▶ **Given information**:
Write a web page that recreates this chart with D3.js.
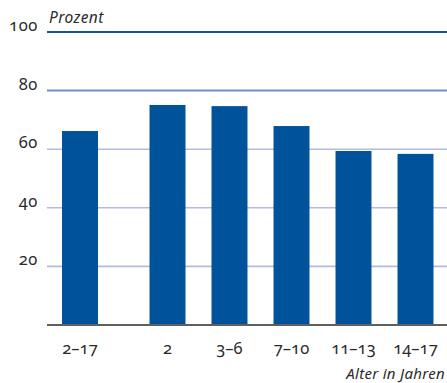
<!DOCTYPE html>
<html>
<head>
<meta charset="utf-8">
<script src="https://cdn.jsdelivr.net/npm/d3@7"></script>
<style>
  body { margin: 0; background: #fff; }
  svg text { font-family: "Noto Sans", "Open Sans", sans-serif; fill: #2b2b2b; font-variant-numeric: oldstyle-nums; }
</style>
</head>
<body>
<svg id="chart" width="447" height="383"></svg>
<script>
var categories = ["2–17", "2", "3–6", "7–10", "11–13", "14–17"]
var values = [66.2, 75.1, 74.7, 67.9, 59.4, 58.4]
var yTicks = [20, 40, 60, 80, 100]
var gridColors = { 20: "#b3bbdf", 40: "#b3bbdf", 60: "#b3bbdf", 80: "#6f8fcc", 100: "#0e56a6" }

var plotLeft = 47, plotRight = 447, plotTop = 32, plotBottom = 325
var groupGap = 25.5 // extra room between the total bar and the age groups

var svg = d3.select("#chart")

var y = d3.scaleLinear().domain([0, 100]).range([plotBottom, plotTop])
var x = d3.scaleBand()
  .domain(categories)
  .range([49, 49 + 62 * categories.length])
  .paddingInner(0.42)
  .paddingOuter(0.21)

function barX(d, i) {
  return x(d) + (i > 0 ? groupGap : 0)
}

// grid lines
svg.append("g")
  .selectAll("line")
  .data(yTicks)
  .enter()
  .append("line")
  .attr("x1", plotLeft)
  .attr("x2", plotRight)
  .attr("y1", function(d) { return y(d) })
  .attr("y2", function(d) { return y(d) })
  .attr("stroke", function(d) { return gridColors[d] })
  .attr("stroke-width", function(d) { return d >= 80 ? 2 : 1.6 })

// y labels
svg.append("g")
  .selectAll("text")
  .data(yTicks)
  .enter()
  .append("text")
  .attr("x", 38)
  .attr("y", function(d) { return y(d) - 1 })
  .attr("text-anchor", "end")
  .attr("font-size", "16.5px")
  .attr("letter-spacing", "0.6px")
  .text(function(d) { return d })

// bars
svg.append("g")
  .selectAll("rect")
  .data(values)
  .enter()
  .append("rect")
  .attr("x", function(d, i) { return barX(categories[i], i) })
  .attr("width", x.bandwidth())
  .attr("y", function(d) { return y(d) })
  .attr("height", function(d) { return y(0) - y(d) })
  .attr("fill", "#00529b")

// baseline
svg.append("line")
  .attr("x1", plotLeft)
  .attr("x2", plotRight)
  .attr("y1", y(0))
  .attr("y2", y(0))
  .attr("stroke", "#5f5f5f")
  .attr("stroke-width", 2)

// x labels
svg.append("g")
  .selectAll("text")
  .data(categories)
  .enter()
  .append("text")
  .attr("x", function(d, i) { return barX(d, i) + x.bandwidth() / 2 })
  .attr("y", 354)
  .attr("text-anchor", "middle")
  .attr("font-size", "16.5px")
  .text(function(d) { return d })

svg.append("text")
  .attr("x", 49)
  .attr("y", 23)
  .attr("font-size", "15.5px")
  .attr("font-style", "italic")
  .attr("letter-spacing", "0.4px")
  .text("Prozent")

svg.append("text")
  .attr("x", 445)
  .attr("y", 379)
  .attr("text-anchor", "end")
  .attr("font-size", "15px")
  .attr("font-style", "italic")
  .attr("letter-spacing", "0.3px")
  .text("Alter in Jahren")
</script>
</body>
</html>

▶ **Direction**:
Return the whole listing, word for word, and leave out every picture.

▶ **Exercise result**:
Write a web page that recreates this chart with D3.js.
<!DOCTYPE html>
<html>
<head>
<meta charset="utf-8">
<script src="https://cdn.jsdelivr.net/npm/d3@7"></script>
<style>
  body { margin: 0; background: #fff; }
  svg text { font-family: "Noto Sans", "Open Sans", sans-serif; fill: #2b2b2b; font-variant-numeric: oldstyle-nums; }
</style>
</head>
<body>
<svg id="chart" width="447" height="383"></svg>
<script>
var categories = ["2–17", "2", "3–6", "7–10", "11–13", "14–17"]
var values = [66.2, 75.1, 74.7, 67.9, 59.4, 58.4]
var yTicks = [20, 40, 60, 80, 100]
var gridColors = { 20: "#b3bbdf", 40: "#b3bbdf", 60: "#b3bbdf", 80: "#6f8fcc", 100: "#0e56a6" }

var plotLeft = 47, plotRight = 447, plotTop = 32, plotBottom = 325
var groupGap = 25.5 // extra room between the total bar and the age groups

var svg = d3.select("#chart")

var y = d3.scaleLinear().domain([0, 100]).range([plotBottom, plotTop])
var x = d3.scaleBand()
  .domain(categories)
  .range([49, 49 + 62 * categories.length])
  .paddingInner(0.42)
  .paddingOuter(0.21)

function barX(d, i) {
  return x(d) + (i > 0 ? groupGap : 0)
}

// grid lines
svg.append("g")
  .selectAll("line")
  .data(yTicks)
  .enter()
  .append("line")
  .attr("x1", plotLeft)
  .attr("x2", plotRight)
  .attr("y1", function(d) { return y(d) })
  .attr("y2", function(d) { return y(d) })
  .attr("stroke", function(d) { return gridColors[d] })
  .attr("stroke-width", function(d) { return d >= 80 ? 2 : 1.6 })

// y labels
svg.append("g")
  .selectAll("text")
  .data(yTicks)
  .enter()
  .append("text")
  .attr("x", 38)
  .attr("y", function(d) { return y(d) - 1 })
  .attr("text-anchor", "end")
  .attr("font-size", "16.5px")
  .attr("letter-spacing", "0.6px")
  .text(function(d) { return d })

// bars
svg.append("g")
  .selectAll("rect")
  .data(values)
  .enter()
  .append("rect")
  .attr("x", function(d, i) { return barX(categories[i], i) })
  .attr("width", x.bandwidth())
  .attr("y", function(d) { return y(d) })
  .attr("height", function(d) { return y(0) - y(d) })
  .attr("fill", "#00529b")

// baseline
svg.append("line")
  .attr("x1", plotLeft)
  .attr("x2", plotRight)
  .attr("y1", y(0))
  .attr("y2", y(0))
  .attr("stroke", "#5f5f5f")
  .attr("stroke-width", 2)

// x labels
svg.append("g")
  .selectAll("text")
  .data(categories)
  .enter()
  .append("text")
  .attr("x", function(d, i) { return barX(d, i) + x.bandwidth() / 2 })
  .attr("y", 354)
  .attr("text-anchor", "middle")
  .attr("font-size", "16.5px")
  .text(function(d) { return d })

svg.append("text")
  .attr("x", 49)
  .attr("y", 23)
  .attr("font-size", "15.5px")
  .attr("font-style", "italic")
  .attr("letter-spacing", "0.4px")
  .text("Prozent")

svg.append("text")
  .attr("x", 445)
  .attr("y", 379)
  .attr("text-anchor", "end")
  .attr("font-size", "15px")
  .attr("font-style", "italic")
  .attr("letter-spacing", "0.3px")
  .text("Alter in Jahren")
</script>
</body>
</html>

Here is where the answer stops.